Bring the Noise

Last week, I bought a new mic, after my old one had gone broken. I’m not using it for anything serious, just for voice communication when playing games. So I needed something small and cheap I could clip on to the headphones cord.

Funny thing is, it worked like a charm (figuratively) first evening. No problems at all. Next day, however, something had happened. I hadn’t rebooted the computer or changed any settings from what I remembered, but something had happened. The mic still picked up my voice when I spoke, but more faintly than before and there was a constant humming noise not there the day before.

The next few days got weirder. Sometimes it worked, sometimes it didn’t. It had nothing to do with settings, and it seemed very strange that the mic would already be broken. Then one day, I noticed something peculiar. The noise level seemed to be different depending on where the microphone was located in the room! Finally, I found that placing the mic on top of the computer, the noise was virtually none.

What did I learn from this?
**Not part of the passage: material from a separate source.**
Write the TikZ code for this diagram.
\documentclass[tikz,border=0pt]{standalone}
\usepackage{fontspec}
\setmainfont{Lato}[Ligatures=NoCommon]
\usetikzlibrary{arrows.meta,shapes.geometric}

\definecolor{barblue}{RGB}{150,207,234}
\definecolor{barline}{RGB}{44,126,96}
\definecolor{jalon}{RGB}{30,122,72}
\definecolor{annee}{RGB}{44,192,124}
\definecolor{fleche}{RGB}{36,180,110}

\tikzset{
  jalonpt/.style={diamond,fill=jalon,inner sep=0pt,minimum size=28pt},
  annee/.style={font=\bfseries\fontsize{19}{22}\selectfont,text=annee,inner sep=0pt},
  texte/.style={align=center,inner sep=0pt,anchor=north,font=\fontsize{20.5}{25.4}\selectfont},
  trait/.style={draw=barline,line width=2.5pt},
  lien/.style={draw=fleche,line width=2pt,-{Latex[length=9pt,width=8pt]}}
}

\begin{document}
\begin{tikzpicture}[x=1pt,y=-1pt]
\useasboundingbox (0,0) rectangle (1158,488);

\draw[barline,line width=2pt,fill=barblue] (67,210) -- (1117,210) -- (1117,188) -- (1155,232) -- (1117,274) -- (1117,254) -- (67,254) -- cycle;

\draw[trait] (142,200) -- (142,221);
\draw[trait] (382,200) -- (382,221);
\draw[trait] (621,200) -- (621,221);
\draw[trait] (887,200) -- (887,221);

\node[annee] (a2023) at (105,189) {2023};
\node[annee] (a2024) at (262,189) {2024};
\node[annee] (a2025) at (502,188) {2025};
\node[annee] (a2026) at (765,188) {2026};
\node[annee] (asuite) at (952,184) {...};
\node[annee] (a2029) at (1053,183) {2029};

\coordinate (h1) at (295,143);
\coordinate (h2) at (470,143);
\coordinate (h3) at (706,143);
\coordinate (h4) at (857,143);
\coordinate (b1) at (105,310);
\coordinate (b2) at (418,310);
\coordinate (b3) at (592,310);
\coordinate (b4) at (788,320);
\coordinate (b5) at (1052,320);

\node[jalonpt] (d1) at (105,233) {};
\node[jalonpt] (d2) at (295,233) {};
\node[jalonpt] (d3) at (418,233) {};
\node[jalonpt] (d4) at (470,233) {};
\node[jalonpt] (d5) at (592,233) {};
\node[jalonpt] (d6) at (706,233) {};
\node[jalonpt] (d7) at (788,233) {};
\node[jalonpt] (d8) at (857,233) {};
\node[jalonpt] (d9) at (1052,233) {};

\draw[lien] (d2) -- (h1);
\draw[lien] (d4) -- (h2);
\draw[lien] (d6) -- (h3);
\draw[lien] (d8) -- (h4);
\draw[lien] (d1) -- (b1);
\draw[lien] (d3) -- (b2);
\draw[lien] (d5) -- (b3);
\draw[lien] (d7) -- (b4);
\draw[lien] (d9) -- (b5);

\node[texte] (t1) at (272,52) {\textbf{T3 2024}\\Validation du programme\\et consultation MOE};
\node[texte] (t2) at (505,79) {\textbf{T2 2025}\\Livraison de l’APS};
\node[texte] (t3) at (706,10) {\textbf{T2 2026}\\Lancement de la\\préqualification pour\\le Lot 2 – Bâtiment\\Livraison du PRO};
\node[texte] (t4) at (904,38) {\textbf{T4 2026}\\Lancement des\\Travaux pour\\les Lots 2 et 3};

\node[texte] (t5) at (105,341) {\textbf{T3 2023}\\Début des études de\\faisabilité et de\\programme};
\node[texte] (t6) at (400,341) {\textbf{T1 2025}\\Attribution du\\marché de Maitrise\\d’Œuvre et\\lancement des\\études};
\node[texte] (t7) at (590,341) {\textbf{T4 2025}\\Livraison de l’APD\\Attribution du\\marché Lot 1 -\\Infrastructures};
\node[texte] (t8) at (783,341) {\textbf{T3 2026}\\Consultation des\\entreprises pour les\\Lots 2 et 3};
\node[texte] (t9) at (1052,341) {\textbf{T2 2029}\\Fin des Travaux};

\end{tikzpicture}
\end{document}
Turn off noise suppression. When the mic had sat all night on top of the computer case it had adjusted to the noise from the fans and HDDs; after I picked it up the mic tried to suppress noise that was no longer present.
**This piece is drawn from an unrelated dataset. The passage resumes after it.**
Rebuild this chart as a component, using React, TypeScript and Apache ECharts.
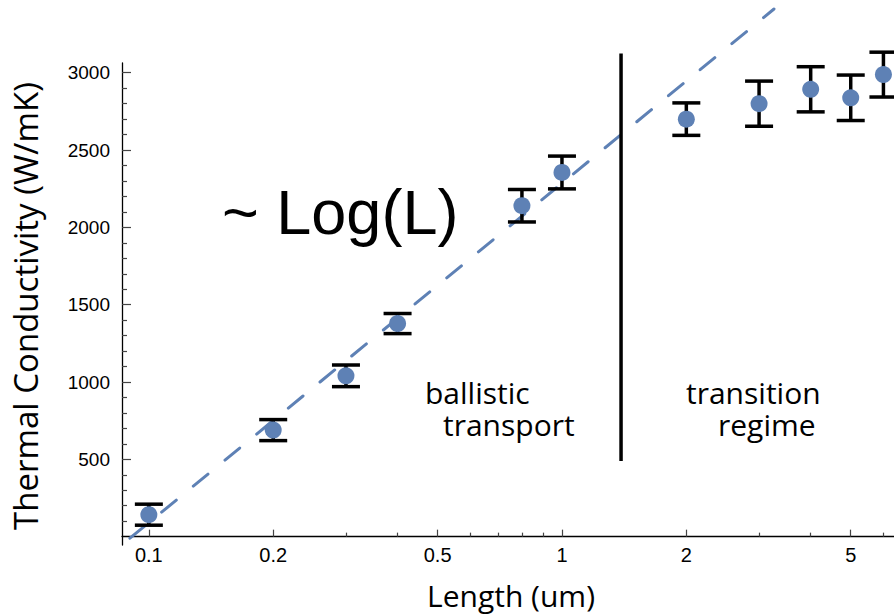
import React, { useEffect, useRef } from "react";
import * as echarts from "echarts";

// Measured thermal conductivity versus sample length
const lengths = [0.1, 0.2, 0.3, 0.4, 0.8, 1, 2, 3, 4, 5, 6];
const conductivity = [142, 689, 1040, 1378, 2140, 2355, 2700, 2800, 2893, 2838, 2988];
const errors = [68, 68, 70, 65, 105, 106, 105, 146, 146, 147, 145];

// Logarithmic fit through the ballistic points (two end points of the line)
const fitLine = [
  [0.09, -10],
  [3.26, 3412],
];

// Boundary between ballistic transport and transition regime
const boundaryLine = [
  [1.39, 489],
  [1.39, 3125],
];

const xMajorTicks = [0.1, 0.2, 0.5, 1, 2, 5];
const xMinorTicks = [0.3, 0.4, 0.6, 0.7, 0.8, 0.9, 3, 4, 6];
const yMajorTicks = [500, 1000, 1500, 2000, 2500, 3000];
const yMinorTicks = [
  100, 200, 300, 400, 600, 700, 800, 900, 1100, 1200, 1300, 1400, 1600, 1700, 1800, 1900,
  2100, 2200, 2300, 2400, 2600, 2700, 2800, 2900,
];

const BLUE = "#5E81B5";
const X_MIN = 0.0861;
const X_MAX = 6.364;
const Y_MIN = -54;
const Y_MAX = 3063;

const labelFont = '30px "Open Sans"';

export default function App() {
  const ref = useRef<HTMLDivElement>(null);

  useEffect(() => {
    if (!ref.current) return;
    const chart = echarts.init(ref.current, null, { renderer: "svg" });

    const baseX = {
      type: "log" as const,
      min: X_MIN,
      max: X_MAX,
      logBase: 10,
      position: "bottom" as const,
      splitLine: { show: false },
      minorTick: { show: false },
    };
    const baseY = {
      type: "value" as const,
      min: Y_MIN,
      max: Y_MAX,
      position: "left" as const,
      splitLine: { show: false },
    };

    chart.setOption({
      animation: false,
      backgroundColor: "#fff",
      grid: { left: 122, top: 63, right: 0, bottom: 71, containLabel: false },
      xAxis: [
        {
          ...baseX,
          axisLine: { show: true, onZero: true, lineStyle: { color: "#000", width: 1.3 } },
          axisTick: {
            show: true,
            inside: true,
            length: 7,
            customValues: xMajorTicks,
            lineStyle: { color: "#444", width: 1.2 },
          },
          axisLabel: {
            show: true,
            margin: 0,
            customValues: xMajorTicks,
            formatter: (v: number) => String(+v.toPrecision(3)),
            fontFamily: "Liberation Sans",
            fontSize: 20,
            color: "#000",
          },
        },
        {
          ...baseX,
          axisLine: { show: false, onZero: true },
          axisTick: {
            show: true,
            inside: true,
            length: 4,
            customValues: xMinorTicks,
            lineStyle: { color: "#444", width: 1.2 },
          },
          axisLabel: { show: false },
        },
      ],
      yAxis: [
        {
          ...baseY,
          axisLine: { show: true, lineStyle: { color: "#000", width: 1.3 } },
          axisTick: {
            show: true,
            inside: true,
            length: 9,
            customValues: yMajorTicks,
            lineStyle: { color: "#444", width: 1.2 },
          },
          axisLabel: {
            show: true,
            margin: 12,
            customValues: yMajorTicks,
            formatter: (v: number) => String(Math.round(v)),
            fontFamily: "Liberation Sans",
            fontSize: 19,
            color: "#000",
          },
        },
        {
          ...baseY,
          axisLine: { show: false },
          axisTick: {
            show: true,
            inside: true,
            length: 5,
            customValues: yMinorTicks,
            lineStyle: { color: "#444", width: 1.2 },
          },
          axisLabel: { show: false },
        },
      ],
      series: [
        {
          type: "line",
          name: "fit",
          data: fitLine,
          xAxisIndex: 0,
          yAxisIndex: 0,
          clip: false,
          showSymbol: false,
          symbol: "none",
          silent: true,
          z: 2,
          lineStyle: { color: BLUE, width: 3, type: [19, 22], cap: "round" },
        },
        {
          type: "line",
          name: "boundary",
          data: boundaryLine,
          xAxisIndex: 0,
          yAxisIndex: 0,
          clip: false,
          showSymbol: false,
          symbol: "none",
          silent: true,
          z: 2,
          lineStyle: { color: "#000", width: 3.5, type: "solid" },
        },
        {
          type: "custom",
          name: "error",
          xAxisIndex: 0,
          yAxisIndex: 0,
          clip: false,
          z: 3,
          data: lengths.map((l, i) => [l, conductivity[i], errors[i]]),
          encode: { x: 0, y: 1 },
          renderItem: (_params: any, api: any) => {
            const x = api.value(0);
            const y = api.value(1);
            const e = api.value(2);
            const top = api.coord([x, y + e]);
            const bot = api.coord([x, y - e]);
            const hw = 14;
            const style = { stroke: "#000", lineWidth: 3.5 };
            return {
              type: "group",
              children: [
                { type: "line", shape: { x1: top[0], y1: top[1], x2: bot[0], y2: bot[1] }, style },
                { type: "line", shape: { x1: top[0] - hw, y1: top[1], x2: top[0] + hw, y2: top[1] }, style },
                { type: "line", shape: { x1: bot[0] - hw, y1: bot[1], x2: bot[0] + hw, y2: bot[1] }, style },
              ],
            };
          },
        },
        {
          type: "scatter",
          name: "data",
          xAxisIndex: 0,
          yAxisIndex: 0,
          clip: false,
          z: 4,
          symbol: "circle",
          symbolSize: 17,
          itemStyle: { color: BLUE, opacity: 1 },
          data: lengths.map((l, i) => [l, conductivity[i]]),
        },
      ],
      graphic: [
        {
          type: "text",
          left: 222,
          top: 180,
          style: { text: "~ Log(L)", font: '63px "Liberation Sans"', fill: "#000" },
        },
        {
          type: "text",
          left: 425,
          top: 377,
          style: {
            text: "{a|ballistic}\n{b|transport}",
            fill: "#000",
            rich: {
              a: { font: labelFont, lineHeight: 32 },
              b: { font: labelFont, lineHeight: 32, padding: [0, 0, 0, 18] },
            },
          },
        },
        {
          type: "text",
          left: 686,
          top: 377,
          style: {
            text: "{a|transition}\n{b|regime}",
            fill: "#000",
            rich: {
              a: { font: labelFont, lineHeight: 32 },
              b: { font: labelFont, lineHeight: 32, padding: [0, 0, 0, 32] },
            },
          },
        },
        {
          type: "text",
          x: 25,
          y: 306,
          rotation: Math.PI / 2,
          style: {
            text: "Thermal Conductivity (W/mK)",
            font: '33px "Open Sans"',
            fill: "#000",
            align: "center",
            verticalAlign: "middle",
          },
        },
        {
          type: "text",
          x: 511,
          y: 595,
          style: {
            text: "Length (um)",
            font: '30px "Open Sans"',
            lineHeight: 30,
            fill: "#000",
            align: "center",
            verticalAlign: "middle",
          },
        },
      ],
    });

    return () => chart.dispose();
  }, []);

  return (
    <div
      ref={ref}
      style={{ position: "fixed", left: 0, top: 0, width: 894, height: 616, background: "#fff" }}
    />
  );
}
4 Responses to “Bring the Noise”

  1. Bartek Says:

    I hate when stuff like this happens, because it’s such a bitch to track down. Where did the noise suppression algorithm run; is it built into Windows, or is it some proprietary custom driver?

  2. Istarius Says:

    It’s from the onboard sound card drivers, I believe. The toggle switch was in the sound manager program that came with the mainboard drivers (a program I almost never have running in the background, so if I hadn’t checked there by chance I never would’ve found it :P).